# Start of Material provided

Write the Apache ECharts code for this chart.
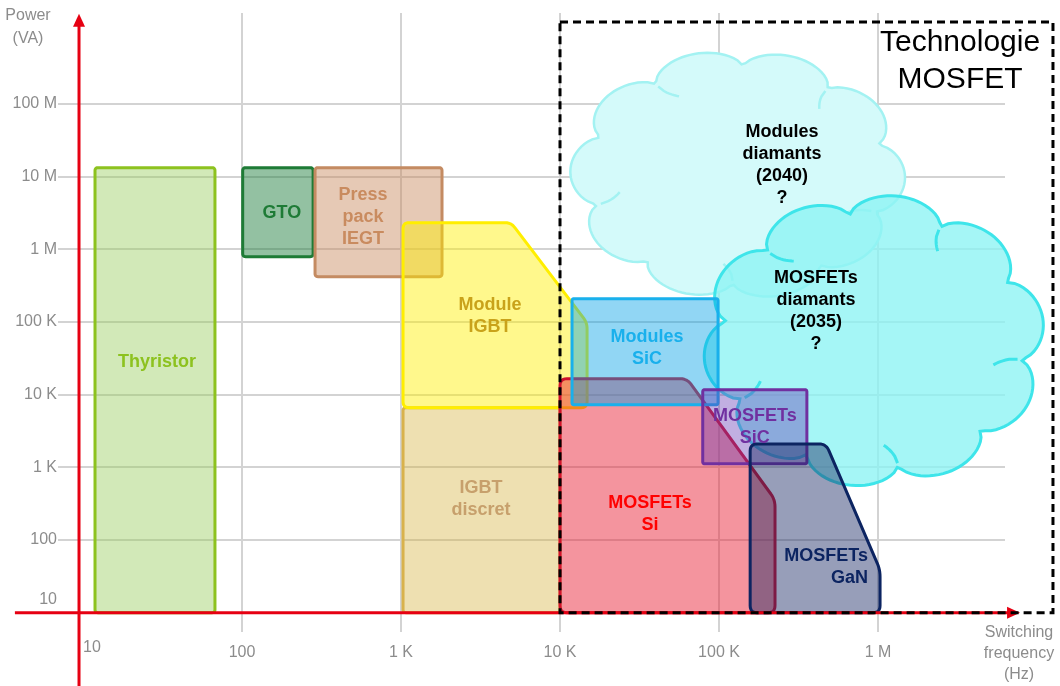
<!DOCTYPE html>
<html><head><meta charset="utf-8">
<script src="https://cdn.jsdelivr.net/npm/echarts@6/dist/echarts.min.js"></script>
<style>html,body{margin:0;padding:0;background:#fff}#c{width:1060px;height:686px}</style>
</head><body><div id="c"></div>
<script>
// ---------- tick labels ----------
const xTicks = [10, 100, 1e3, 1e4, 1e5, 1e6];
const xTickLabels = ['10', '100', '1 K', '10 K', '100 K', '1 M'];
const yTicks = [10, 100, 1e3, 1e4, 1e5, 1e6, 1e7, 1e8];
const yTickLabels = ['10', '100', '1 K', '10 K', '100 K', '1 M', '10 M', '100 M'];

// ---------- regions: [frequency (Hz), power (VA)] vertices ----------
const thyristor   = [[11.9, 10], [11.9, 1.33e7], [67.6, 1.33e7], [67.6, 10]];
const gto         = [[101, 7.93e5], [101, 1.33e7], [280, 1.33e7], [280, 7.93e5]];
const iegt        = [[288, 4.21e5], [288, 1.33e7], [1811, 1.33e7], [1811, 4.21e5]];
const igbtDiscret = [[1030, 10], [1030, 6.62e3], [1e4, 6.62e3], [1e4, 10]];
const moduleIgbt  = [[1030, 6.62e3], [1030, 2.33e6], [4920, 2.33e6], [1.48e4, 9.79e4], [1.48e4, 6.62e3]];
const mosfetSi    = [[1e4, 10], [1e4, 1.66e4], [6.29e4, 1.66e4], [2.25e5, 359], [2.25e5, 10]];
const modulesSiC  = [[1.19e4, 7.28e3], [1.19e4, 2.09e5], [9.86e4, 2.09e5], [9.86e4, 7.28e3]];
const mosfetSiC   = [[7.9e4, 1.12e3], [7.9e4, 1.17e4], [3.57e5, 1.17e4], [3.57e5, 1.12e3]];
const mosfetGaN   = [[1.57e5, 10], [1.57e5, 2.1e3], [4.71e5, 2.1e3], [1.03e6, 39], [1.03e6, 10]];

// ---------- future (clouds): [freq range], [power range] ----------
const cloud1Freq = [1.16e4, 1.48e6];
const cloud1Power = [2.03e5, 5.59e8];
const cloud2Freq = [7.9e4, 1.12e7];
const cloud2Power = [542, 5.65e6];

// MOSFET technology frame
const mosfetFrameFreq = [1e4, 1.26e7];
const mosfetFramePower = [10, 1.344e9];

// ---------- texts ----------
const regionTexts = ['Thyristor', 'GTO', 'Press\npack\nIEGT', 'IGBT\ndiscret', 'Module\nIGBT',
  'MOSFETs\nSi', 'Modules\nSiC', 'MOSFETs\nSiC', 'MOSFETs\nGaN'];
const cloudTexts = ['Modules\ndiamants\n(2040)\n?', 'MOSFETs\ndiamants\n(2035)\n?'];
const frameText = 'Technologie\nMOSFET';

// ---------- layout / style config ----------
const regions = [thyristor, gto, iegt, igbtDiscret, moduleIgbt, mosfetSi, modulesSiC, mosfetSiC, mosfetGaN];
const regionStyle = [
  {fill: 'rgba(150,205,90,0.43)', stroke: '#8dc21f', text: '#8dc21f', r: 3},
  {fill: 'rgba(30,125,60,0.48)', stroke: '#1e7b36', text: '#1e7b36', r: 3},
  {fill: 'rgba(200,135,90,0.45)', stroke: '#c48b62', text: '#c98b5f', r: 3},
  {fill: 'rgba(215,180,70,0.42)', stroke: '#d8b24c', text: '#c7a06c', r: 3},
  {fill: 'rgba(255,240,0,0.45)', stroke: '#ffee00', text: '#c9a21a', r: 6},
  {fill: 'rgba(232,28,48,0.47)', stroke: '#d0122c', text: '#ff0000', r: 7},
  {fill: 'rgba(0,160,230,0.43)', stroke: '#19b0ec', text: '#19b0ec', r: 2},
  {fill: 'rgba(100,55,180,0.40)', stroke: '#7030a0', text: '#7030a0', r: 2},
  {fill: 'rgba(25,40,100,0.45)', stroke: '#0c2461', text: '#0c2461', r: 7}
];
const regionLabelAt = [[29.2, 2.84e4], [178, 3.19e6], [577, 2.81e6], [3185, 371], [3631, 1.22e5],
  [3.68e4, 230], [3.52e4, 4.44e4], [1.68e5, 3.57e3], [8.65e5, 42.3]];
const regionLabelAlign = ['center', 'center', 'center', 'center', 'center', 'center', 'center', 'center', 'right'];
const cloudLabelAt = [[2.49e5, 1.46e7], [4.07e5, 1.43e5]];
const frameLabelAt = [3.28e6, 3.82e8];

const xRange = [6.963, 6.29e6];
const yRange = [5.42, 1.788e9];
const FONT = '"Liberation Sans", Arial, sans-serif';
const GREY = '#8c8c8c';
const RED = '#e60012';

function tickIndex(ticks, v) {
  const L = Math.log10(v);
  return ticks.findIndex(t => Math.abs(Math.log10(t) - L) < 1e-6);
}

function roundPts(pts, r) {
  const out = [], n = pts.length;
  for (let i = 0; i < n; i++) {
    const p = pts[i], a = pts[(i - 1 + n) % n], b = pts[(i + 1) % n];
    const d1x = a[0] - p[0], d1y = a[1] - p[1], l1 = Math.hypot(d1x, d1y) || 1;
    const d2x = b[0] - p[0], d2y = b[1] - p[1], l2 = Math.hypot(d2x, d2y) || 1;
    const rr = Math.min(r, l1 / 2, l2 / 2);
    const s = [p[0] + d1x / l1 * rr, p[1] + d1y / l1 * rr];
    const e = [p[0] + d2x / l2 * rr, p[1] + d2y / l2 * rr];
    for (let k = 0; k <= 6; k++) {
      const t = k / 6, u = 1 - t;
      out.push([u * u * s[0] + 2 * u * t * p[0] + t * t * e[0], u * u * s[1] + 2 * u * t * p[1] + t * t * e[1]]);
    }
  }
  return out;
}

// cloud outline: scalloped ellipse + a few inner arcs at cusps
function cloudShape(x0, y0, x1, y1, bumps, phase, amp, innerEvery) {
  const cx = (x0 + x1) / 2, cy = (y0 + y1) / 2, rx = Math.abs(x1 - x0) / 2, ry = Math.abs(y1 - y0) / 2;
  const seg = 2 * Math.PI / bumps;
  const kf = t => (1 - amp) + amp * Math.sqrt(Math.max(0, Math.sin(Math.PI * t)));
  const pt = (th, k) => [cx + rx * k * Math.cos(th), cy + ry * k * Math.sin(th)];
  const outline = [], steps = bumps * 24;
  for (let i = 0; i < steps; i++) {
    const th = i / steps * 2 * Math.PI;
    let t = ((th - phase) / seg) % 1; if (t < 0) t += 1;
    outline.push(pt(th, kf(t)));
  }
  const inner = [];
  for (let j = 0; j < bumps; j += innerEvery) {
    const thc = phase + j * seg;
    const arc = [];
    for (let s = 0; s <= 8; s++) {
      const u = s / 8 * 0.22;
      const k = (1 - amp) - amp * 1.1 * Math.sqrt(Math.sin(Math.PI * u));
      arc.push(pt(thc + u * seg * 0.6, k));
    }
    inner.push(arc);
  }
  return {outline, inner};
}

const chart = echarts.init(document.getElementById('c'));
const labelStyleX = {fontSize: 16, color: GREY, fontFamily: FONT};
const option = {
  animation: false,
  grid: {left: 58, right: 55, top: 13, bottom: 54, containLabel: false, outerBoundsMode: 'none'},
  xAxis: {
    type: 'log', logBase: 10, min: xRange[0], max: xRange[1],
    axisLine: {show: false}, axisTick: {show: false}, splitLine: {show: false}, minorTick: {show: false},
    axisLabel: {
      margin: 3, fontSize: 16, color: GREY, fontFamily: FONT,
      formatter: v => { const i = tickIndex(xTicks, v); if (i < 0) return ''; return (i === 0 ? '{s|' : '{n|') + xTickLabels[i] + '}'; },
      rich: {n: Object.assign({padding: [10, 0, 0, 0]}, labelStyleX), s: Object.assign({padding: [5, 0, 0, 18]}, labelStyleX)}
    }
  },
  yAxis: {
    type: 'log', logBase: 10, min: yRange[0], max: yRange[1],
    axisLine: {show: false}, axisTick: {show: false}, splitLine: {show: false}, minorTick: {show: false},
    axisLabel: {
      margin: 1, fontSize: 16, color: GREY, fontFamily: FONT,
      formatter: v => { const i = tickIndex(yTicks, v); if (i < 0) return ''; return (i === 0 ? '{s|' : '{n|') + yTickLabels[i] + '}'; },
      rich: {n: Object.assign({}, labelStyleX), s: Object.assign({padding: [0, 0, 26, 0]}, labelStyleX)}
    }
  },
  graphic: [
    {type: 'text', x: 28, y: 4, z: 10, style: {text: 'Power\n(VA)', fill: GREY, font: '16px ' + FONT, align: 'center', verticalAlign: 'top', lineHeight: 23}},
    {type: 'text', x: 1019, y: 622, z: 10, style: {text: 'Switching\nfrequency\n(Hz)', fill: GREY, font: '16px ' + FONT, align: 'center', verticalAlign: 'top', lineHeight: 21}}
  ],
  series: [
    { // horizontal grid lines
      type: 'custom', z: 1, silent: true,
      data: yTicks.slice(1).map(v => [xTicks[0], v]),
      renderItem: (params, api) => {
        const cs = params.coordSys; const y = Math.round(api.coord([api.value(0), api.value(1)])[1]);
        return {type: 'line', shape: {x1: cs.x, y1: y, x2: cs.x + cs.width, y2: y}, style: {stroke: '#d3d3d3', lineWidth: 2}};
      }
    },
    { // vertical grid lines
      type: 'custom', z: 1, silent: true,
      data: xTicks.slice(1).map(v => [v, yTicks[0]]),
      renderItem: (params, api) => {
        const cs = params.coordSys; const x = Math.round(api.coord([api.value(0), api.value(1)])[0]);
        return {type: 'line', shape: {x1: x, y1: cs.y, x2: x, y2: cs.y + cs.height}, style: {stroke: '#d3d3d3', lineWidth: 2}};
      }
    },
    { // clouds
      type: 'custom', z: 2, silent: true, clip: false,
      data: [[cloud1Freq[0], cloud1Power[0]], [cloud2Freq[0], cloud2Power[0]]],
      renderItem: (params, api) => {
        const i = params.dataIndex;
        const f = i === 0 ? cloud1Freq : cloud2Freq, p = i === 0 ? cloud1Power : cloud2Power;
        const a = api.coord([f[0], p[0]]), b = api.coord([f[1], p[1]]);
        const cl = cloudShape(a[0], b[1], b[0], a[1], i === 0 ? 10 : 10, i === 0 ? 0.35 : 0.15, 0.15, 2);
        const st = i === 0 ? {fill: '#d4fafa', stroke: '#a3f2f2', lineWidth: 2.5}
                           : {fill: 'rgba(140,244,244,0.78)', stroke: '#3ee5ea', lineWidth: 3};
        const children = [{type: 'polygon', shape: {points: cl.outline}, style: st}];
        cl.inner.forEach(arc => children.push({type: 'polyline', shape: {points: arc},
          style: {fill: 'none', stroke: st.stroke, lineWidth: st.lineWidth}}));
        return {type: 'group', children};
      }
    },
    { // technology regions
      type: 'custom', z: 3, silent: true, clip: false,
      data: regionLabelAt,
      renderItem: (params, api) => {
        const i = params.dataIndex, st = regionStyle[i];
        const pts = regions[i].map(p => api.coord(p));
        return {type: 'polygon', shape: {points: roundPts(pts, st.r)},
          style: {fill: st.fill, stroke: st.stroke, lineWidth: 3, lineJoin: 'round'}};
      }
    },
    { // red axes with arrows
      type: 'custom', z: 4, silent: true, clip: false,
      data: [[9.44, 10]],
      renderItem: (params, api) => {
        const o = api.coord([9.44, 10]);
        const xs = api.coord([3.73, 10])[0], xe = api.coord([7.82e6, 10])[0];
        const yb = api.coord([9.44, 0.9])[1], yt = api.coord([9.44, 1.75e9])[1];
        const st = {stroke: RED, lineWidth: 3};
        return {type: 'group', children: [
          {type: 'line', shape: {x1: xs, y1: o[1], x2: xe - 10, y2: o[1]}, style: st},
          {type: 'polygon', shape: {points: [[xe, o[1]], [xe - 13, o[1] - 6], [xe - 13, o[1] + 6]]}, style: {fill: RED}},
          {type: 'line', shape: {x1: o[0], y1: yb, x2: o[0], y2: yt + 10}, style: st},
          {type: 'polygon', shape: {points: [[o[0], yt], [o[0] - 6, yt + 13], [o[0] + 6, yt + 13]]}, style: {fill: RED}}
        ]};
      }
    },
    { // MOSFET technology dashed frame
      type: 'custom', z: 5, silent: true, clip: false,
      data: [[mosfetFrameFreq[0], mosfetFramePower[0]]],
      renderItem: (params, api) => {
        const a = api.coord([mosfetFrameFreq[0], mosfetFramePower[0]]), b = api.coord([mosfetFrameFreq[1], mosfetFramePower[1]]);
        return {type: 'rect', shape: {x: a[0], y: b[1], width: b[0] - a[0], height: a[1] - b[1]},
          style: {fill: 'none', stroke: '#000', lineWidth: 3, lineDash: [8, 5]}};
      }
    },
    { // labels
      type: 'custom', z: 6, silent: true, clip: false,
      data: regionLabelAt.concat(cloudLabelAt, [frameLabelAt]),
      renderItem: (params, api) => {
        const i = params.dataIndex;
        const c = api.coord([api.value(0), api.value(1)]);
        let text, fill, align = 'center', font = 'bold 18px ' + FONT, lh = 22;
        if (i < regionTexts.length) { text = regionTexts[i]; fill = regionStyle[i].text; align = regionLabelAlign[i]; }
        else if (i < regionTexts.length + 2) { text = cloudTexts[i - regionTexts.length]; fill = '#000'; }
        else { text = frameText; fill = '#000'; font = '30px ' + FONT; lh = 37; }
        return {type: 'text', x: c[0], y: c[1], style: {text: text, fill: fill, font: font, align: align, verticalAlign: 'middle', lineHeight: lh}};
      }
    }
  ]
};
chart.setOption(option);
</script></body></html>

# End of Material provided

Goal: Without the pictures, please reproduce each line of the listing above exactly, from the first one through the line bearing "39], [1.03e6, 10]];".

Solution below:
Write the Apache ECharts code for this chart.
<!DOCTYPE html>
<html><head><meta charset="utf-8">
<script src="https://cdn.jsdelivr.net/npm/echarts@6/dist/echarts.min.js"></script>
<style>html,body{margin:0;padding:0;background:#fff}#c{width:1060px;height:686px}</style>
</head><body><div id="c"></div>
<script>
// ---------- tick labels ----------
const xTicks = [10, 100, 1e3, 1e4, 1e5, 1e6];
const xTickLabels = ['10', '100', '1 K', '10 K', '100 K', '1 M'];
const yTicks = [10, 100, 1e3, 1e4, 1e5, 1e6, 1e7, 1e8];
const yTickLabels = ['10', '100', '1 K', '10 K', '100 K', '1 M', '10 M', '100 M'];

// ---------- regions: [frequency (Hz), power (VA)] vertices ----------
const thyristor   = [[11.9, 10], [11.9, 1.33e7], [67.6, 1.33e7], [67.6, 10]];
const gto         = [[101, 7.93e5], [101, 1.33e7], [280, 1.33e7], [280, 7.93e5]];
const iegt        = [[288, 4.21e5], [288, 1.33e7], [1811, 1.33e7], [1811, 4.21e5]];
const igbtDiscret = [[1030, 10], [1030, 6.62e3], [1e4, 6.62e3], [1e4, 10]];
const moduleIgbt  = [[1030, 6.62e3], [1030, 2.33e6], [4920, 2.33e6], [1.48e4, 9.79e4], [1.48e4, 6.62e3]];
const mosfetSi    = [[1e4, 10], [1e4, 1.66e4], [6.29e4, 1.66e4], [2.25e5, 359], [2.25e5, 10]];
const modulesSiC  = [[1.19e4, 7.28e3], [1.19e4, 2.09e5], [9.86e4, 2.09e5], [9.86e4, 7.28e3]];
const mosfetSiC   = [[7.9e4, 1.12e3], [7.9e4, 1.17e4], [3.57e5, 1.17e4], [3.57e5, 1.12e3]];
const mosfetGaN   = [[1.57e5, 10], [1.57e5, 2.1e3], [4.71e5, 2.1e3], [1.03e6, 39], [1.03e6, 10]];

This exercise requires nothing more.